Just a note. I was sitting on my milk crate and the tripod-mounted camera was at about 30 inches. Yes, low shots from ground level are very impressive, but laying in the dirt and mud is not for everyone. But, anything you can do to get yourself out of standing position will help with the composition.
After we reparked the truck, waded back across the water and set up again, the little guy came right back and started catching fish like nothing had happened.
We took hundreds of photos of this sub-adult. It is always good to see healthy young birds; there are only between 1500-2000 Reddish Egret pairs in Texas. They don't become sexually mature until 3-4 years of age and a lot can happen during those early years.
And then I noticed he crouched down low, waited a bit and suddenly flew off. Gone. I took a few photos of a little Snowy Egret I had been ignoring for the Reddish.
You know how the Snowies do that wiggle foot technique to attract fish in shallow water?
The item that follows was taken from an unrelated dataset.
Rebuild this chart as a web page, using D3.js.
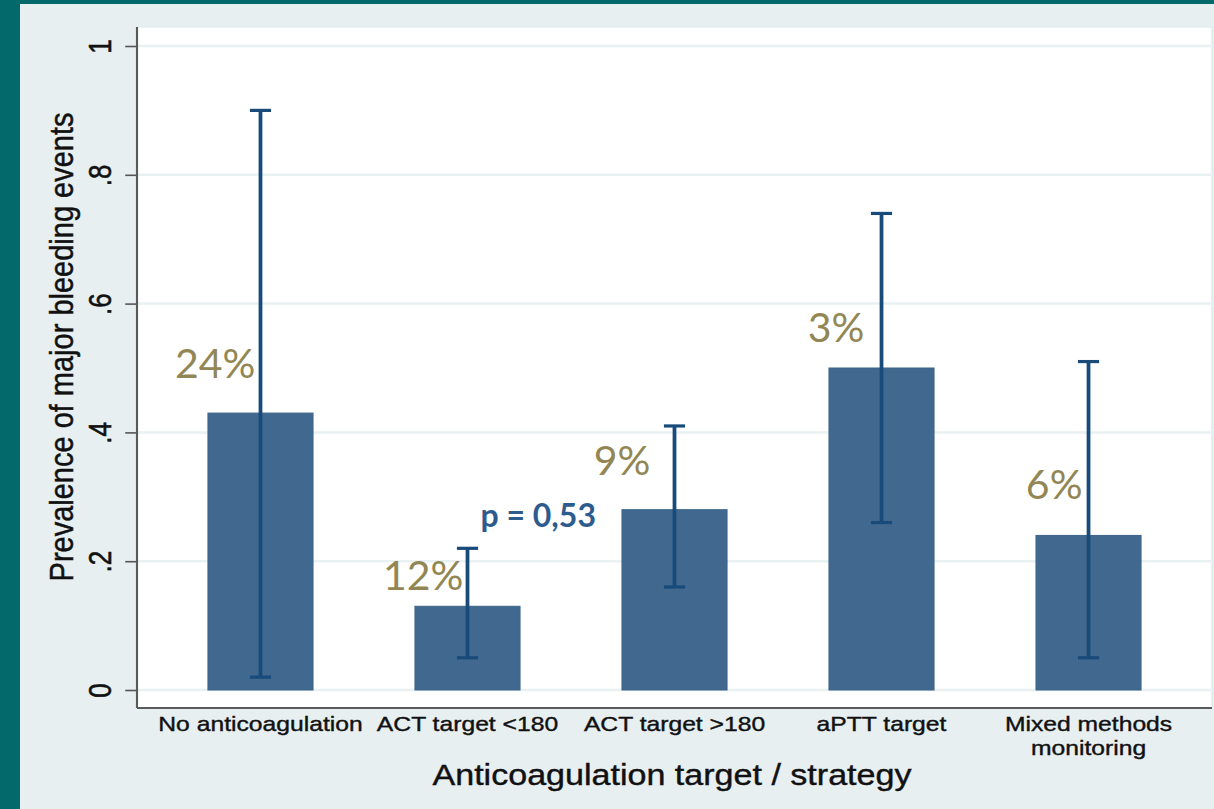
<!DOCTYPE html>
<html>
<head>
<meta charset="utf-8">
<script src="https://cdn.jsdelivr.net/npm/d3@7"></script>
<style>
  html, body { margin: 0; padding: 0; background: #e7eff1; }
  svg { display: block; }
</style>
</head>
<body>
<svg id="chart" width="1214" height="809"></svg>
<script>
// Prevalence of major bleeding events by anticoagulation strategy
const categories = ["No anticoagulation", "ACT target <180", "ACT target >180", "aPTT target", "Mixed methods\nmonitoring"];
const prevalence = [0.43, 0.13, 0.28, 0.50, 0.24];
const ciLow = [0.02, 0.05, 0.16, 0.26, 0.05];
const ciHigh = [0.90, 0.22, 0.41, 0.74, 0.51];
const shareLabels = ["24%", "12%", "9%", "3%", "6%"];
const yTicks = [0, 0.2, 0.4, 0.6, 0.8, 1];
const yTickLabels = ["0", ".2", ".4", ".6", ".8", "1"];
const pValueText = "p = 0,53";
const yTitle = "Prevalence of major bleeding events";
const xTitle = "Anticoagulation target / strategy";

// The graph is laid out in a horizontally widened frame
const SX = 1.175;
const W = 1214, H = 809;
const plot = { left: 137, right: 1212, top: 27, bottom: 708 };
const axisFont = "'Liberation Sans', Arial, sans-serif";

const svg = d3.select("#chart");

// page frame
svg.append("rect").attr("x", 0).attr("y", 0).attr("width", W).attr("height", H).attr("fill", "#e7eff1");
svg.append("rect").attr("x", 0).attr("y", 0).attr("width", 20).attr("height", H).attr("fill", "#03696a");
svg.append("rect").attr("x", 0).attr("y", 0).attr("width", W).attr("height", 4).attr("fill", "#03696a");

const g = svg.append("g").attr("transform", `scale(${SX},1)`);
const L = plot.left / SX, R = plot.right / SX;

const x = d3.scaleBand()
  .domain(d3.range(categories.length))
  .range([L, R])
  .paddingInner(0.493)
  .paddingOuter(0.343);

const y = d3.scaleLinear().domain([0, 1]).range([690, 46]);

// plot region
g.append("rect")
  .attr("x", L).attr("y", plot.top)
  .attr("width", R - L).attr("height", plot.bottom - plot.top)
  .attr("fill", "#ffffff").attr("stroke", "#e4edef").attr("stroke-width", 1.5);

// gridlines
g.append("g").selectAll("line").data(yTicks).join("line")
  .attr("x1", L).attr("x2", R)
  .attr("y1", d => y(d)).attr("y2", d => y(d))
  .attr("stroke", "#e9f1f3").attr("stroke-width", 2.5);

// bars
g.append("g").selectAll("rect").data(prevalence).join("rect")
  .attr("x", (d, i) => x(i))
  .attr("width", x.bandwidth())
  .attr("y", d => y(d))
  .attr("height", d => y(0) - y(d))
  .attr("fill", "#41698f")
  .attr("stroke", "#3c6489").attr("stroke-width", 1);

// confidence intervals
const capHalf = 9;
const eb = g.append("g").attr("stroke", "#184a7a").attr("stroke-width", 3.2).attr("fill", "none");
categories.forEach((c, i) => {
  const cx = x(i) + x.bandwidth() / 2;
  eb.append("line").attr("x1", cx).attr("x2", cx).attr("y1", y(ciLow[i])).attr("y2", y(ciHigh[i]));
  eb.append("line").attr("x1", cx - capHalf).attr("x2", cx + capHalf).attr("y1", y(ciHigh[i])).attr("y2", y(ciHigh[i]));
  eb.append("line").attr("x1", cx - capHalf).attr("x2", cx + capHalf).attr("y1", y(ciLow[i])).attr("y2", y(ciLow[i]));
});

// y axis
const yAxis = d3.axisLeft(y)
  .tickValues(yTicks)
  .tickFormat((d, i) => yTickLabels[i])
  .tickSize(10)
  .tickSizeOuter(0);
const ya = g.append("g").attr("transform", `translate(${L},0)`).call(yAxis);
ya.select(".domain").remove();
ya.selectAll(".tick line").attr("stroke", "#555").attr("stroke-width", 1.6);
ya.selectAll(".tick text")
  .attr("transform", "rotate(-90)")
  .attr("x", 0).attr("y", -22.5).attr("dy", null)
  .attr("text-anchor", "middle")
  .attr("font-family", axisFont)
  .attr("font-size", 26)
  .attr("fill", "#111").attr("stroke", "#111").attr("stroke-width", 0.5);

// axis lines
g.append("line").attr("x1", L).attr("x2", L).attr("y1", plot.top).attr("y2", plot.bottom)
  .attr("stroke", "#5a5a5a").attr("stroke-width", 1.8);
g.append("line").attr("x1", L).attr("x2", R).attr("y1", plot.bottom).attr("y2", plot.bottom)
  .attr("stroke", "#5a5a5a").attr("stroke-width", 2);

// x axis labels
const xAxis = d3.axisBottom(x).tickSize(0).tickSizeOuter(0).tickFormat((d) => categories[d]);
const xa = g.append("g").attr("transform", `translate(0,${plot.bottom})`).call(xAxis);
xa.select(".domain").remove();
xa.selectAll(".tick text").each(function (d) {
  const t = d3.select(this);
  const lines = categories[d].split("\n");
  t.text(null).attr("y", 23).attr("dy", null)
    .attr("font-family", axisFont)
    .attr("font-size", 21).attr("fill", "#111").attr("text-anchor", "middle")
    .attr("stroke", "#111").attr("stroke-width", 0.4);
  lines.forEach((ln, k) => {
    t.append("tspan").attr("x", 0).attr("y", 23 + k * 24).text(ln);
  });
});

// axis titles
g.append("text")
  .attr("transform", `translate(${73 / SX},347) rotate(-90)`)
  .attr("text-anchor", "middle")
  .attr("font-family", axisFont)
  .attr("font-size", 29).attr("fill", "#111")
  .attr("stroke", "#111").attr("stroke-width", 0.4)
  .text(yTitle);
g.append("text")
  .attr("x", 672 / SX).attr("y", 785)
  .attr("text-anchor", "middle")
  .attr("font-family", axisFont)
  .attr("font-size", 29).attr("fill", "#111")
  .attr("stroke", "#111").attr("stroke-width", 0.4)
  .text(xTitle);

// share labels beside each bar (offsets from the bar's top centre, in page pixels)
const noteOffsets = [[-5, -35], [-4, -16], [-24, -35], [-17, -26], [-6, -36]];
const notes = svg.append("g");
shareLabels.forEach((s, i) => {
  const cx = (x(i) + x.bandwidth() / 2) * SX;
  notes.append("text")
    .attr("x", cx + noteOffsets[i][0])
    .attr("y", y(prevalence[i]) + noteOffsets[i][1])
    .attr("text-anchor", "end")
    .attr("font-family", "Lato, 'Open Sans', sans-serif")
    .attr("font-size", 41)
    .attr("fill", "#928754")
    .text(s);
});

// p-value annotation above the second interval
const c2 = (x(1) + x.bandwidth() / 2) * SX;
svg.append("text")
  .attr("x", c2 + 13)
  .attr("y", y(ciHigh[1]) - 21)
  .attr("font-family", "Lato, 'Open Sans', sans-serif")
  .attr("font-weight", "bold")
  .attr("font-size", 32)
  .attr("fill", "#2e5b8e")
  .text(pValueText);
</script>
</body>
</html>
The literature is full of "may stir bottom sediments with feet to startle prey into motion" but we have seen a lot of the waders do the same thing.
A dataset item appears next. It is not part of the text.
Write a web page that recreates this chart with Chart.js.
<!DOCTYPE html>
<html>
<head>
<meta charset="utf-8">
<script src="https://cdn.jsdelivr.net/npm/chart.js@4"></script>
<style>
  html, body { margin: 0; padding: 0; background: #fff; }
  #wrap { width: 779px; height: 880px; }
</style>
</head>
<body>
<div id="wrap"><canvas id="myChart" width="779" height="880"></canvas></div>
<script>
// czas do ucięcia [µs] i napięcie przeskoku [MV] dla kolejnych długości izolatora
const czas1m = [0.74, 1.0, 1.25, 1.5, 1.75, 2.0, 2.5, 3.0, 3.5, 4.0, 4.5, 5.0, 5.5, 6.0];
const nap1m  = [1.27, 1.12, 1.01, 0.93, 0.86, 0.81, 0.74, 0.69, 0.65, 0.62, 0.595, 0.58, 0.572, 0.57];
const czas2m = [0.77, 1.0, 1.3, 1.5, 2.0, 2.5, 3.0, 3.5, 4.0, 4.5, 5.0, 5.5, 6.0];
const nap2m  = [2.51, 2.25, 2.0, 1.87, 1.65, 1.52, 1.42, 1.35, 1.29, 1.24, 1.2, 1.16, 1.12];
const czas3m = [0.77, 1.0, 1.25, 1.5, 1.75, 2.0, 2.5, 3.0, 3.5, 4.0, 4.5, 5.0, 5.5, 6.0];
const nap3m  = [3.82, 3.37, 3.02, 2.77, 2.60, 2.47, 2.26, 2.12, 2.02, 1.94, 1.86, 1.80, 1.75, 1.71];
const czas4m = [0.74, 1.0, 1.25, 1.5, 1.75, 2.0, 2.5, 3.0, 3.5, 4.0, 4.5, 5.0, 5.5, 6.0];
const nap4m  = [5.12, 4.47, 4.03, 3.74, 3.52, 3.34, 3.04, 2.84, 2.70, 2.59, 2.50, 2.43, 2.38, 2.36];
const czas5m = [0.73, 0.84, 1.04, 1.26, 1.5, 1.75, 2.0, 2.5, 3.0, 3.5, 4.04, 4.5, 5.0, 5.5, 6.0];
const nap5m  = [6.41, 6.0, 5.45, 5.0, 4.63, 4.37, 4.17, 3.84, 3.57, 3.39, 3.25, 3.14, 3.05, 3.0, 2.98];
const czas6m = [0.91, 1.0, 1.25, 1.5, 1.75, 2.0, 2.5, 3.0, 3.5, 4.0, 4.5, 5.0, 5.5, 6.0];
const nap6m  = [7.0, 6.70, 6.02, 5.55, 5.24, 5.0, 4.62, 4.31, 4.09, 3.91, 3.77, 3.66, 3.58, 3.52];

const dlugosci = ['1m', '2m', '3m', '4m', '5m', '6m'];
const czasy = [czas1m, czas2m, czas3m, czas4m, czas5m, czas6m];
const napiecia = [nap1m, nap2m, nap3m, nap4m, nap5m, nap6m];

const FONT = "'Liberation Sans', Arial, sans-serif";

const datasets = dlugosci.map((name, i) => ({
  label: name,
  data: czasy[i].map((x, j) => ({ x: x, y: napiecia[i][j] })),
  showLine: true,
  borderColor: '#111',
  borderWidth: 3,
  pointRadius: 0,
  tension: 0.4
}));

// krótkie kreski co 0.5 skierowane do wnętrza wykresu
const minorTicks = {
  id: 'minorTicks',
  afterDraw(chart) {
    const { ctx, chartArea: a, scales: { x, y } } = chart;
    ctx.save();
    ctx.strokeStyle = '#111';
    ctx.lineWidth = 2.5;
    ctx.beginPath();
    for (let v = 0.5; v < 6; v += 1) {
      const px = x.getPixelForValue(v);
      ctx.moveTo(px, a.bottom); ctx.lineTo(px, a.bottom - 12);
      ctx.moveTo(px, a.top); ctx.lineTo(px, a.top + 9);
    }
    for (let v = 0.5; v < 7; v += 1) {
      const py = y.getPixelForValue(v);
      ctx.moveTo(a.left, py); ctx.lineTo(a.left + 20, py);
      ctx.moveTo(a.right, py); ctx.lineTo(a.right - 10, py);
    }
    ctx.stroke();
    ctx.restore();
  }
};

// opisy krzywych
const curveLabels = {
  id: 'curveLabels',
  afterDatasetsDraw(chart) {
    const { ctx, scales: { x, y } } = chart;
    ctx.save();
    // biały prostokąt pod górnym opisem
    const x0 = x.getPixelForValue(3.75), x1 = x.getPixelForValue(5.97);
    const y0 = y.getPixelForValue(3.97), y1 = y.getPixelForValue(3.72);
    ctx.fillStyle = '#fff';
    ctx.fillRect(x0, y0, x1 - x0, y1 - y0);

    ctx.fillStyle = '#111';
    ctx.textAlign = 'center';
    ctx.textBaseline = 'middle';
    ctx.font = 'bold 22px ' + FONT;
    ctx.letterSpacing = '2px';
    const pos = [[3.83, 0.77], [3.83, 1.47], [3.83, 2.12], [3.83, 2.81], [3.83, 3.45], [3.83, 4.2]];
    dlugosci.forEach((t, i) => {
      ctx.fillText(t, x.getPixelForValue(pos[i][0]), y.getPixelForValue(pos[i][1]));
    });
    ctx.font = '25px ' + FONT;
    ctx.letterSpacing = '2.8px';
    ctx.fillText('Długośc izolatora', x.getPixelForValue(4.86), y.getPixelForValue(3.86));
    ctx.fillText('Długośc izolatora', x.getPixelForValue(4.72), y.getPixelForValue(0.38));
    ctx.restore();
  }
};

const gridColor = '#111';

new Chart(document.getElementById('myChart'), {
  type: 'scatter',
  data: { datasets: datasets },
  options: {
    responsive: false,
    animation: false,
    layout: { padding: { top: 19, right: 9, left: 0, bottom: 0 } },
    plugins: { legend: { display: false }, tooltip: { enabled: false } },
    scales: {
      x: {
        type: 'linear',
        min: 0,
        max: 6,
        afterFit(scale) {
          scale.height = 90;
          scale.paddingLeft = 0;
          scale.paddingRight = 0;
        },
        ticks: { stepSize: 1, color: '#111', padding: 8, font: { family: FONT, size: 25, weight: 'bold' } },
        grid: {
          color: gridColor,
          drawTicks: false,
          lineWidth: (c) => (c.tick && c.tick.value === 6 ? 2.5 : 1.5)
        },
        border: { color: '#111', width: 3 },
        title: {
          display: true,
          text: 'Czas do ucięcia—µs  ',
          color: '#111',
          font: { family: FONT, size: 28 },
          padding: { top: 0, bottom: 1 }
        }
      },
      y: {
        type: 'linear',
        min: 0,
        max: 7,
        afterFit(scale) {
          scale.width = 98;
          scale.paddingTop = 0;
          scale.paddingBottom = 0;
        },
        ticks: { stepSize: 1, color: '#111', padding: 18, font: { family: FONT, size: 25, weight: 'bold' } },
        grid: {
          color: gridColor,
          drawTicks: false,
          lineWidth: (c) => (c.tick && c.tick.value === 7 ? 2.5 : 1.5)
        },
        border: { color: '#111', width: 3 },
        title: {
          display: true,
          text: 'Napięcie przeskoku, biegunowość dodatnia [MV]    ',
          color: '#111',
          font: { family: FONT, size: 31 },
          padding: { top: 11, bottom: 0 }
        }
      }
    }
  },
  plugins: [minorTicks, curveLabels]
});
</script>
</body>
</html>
And we looked up at a fully grown adult hunting in the shallow water. In no time, he found the small fish junior had been chasing. What impressed me the most was the economy of movement. He still ran, turned, and lunged but the moves were so polished and smooth.
We still had the same problem with avoiding shots that would have had harsh shadows, but photographing this adult was so much easier. He was less erratic, more efficient and that shaggy mane made great details.
But even the adult Reddish could get into Drunken Sailor mode now and then.
Do you see the tiny fish in the lower left he is staring at? We saw a lot of small fish jumping and breaking the surface. I got to thinking about floods and tides moving animals from local areas to new. Bill told me once about a big flood near Brazos Bend that spread the residents of a giant crayfish farm to a lot of new areas. Animals are so adaptive.
We were facing the feeder road below the Intracoastal Canal and the Bait House bar was just to our right. Trucks and some cars had been traversing the flooded roadway successfully. I was watching it to kind of gauge how much the incoming tide was affecting the area. And I saw a motorcycle gal come up to the edge and check it out. She turned around and went back to the bar area for a while, but soon she approached again.
And she made it through with no difficulty at all.
The sun got lower and we noticed the waters were subsiding from the wet high water marks. We were on second batteries and the flash cards were getting full, so we packed up and waded back to the truck. The Reddish let us get within about ten feet but finally spooked and flew away.
You can never have too many photos of Reddish Egrets.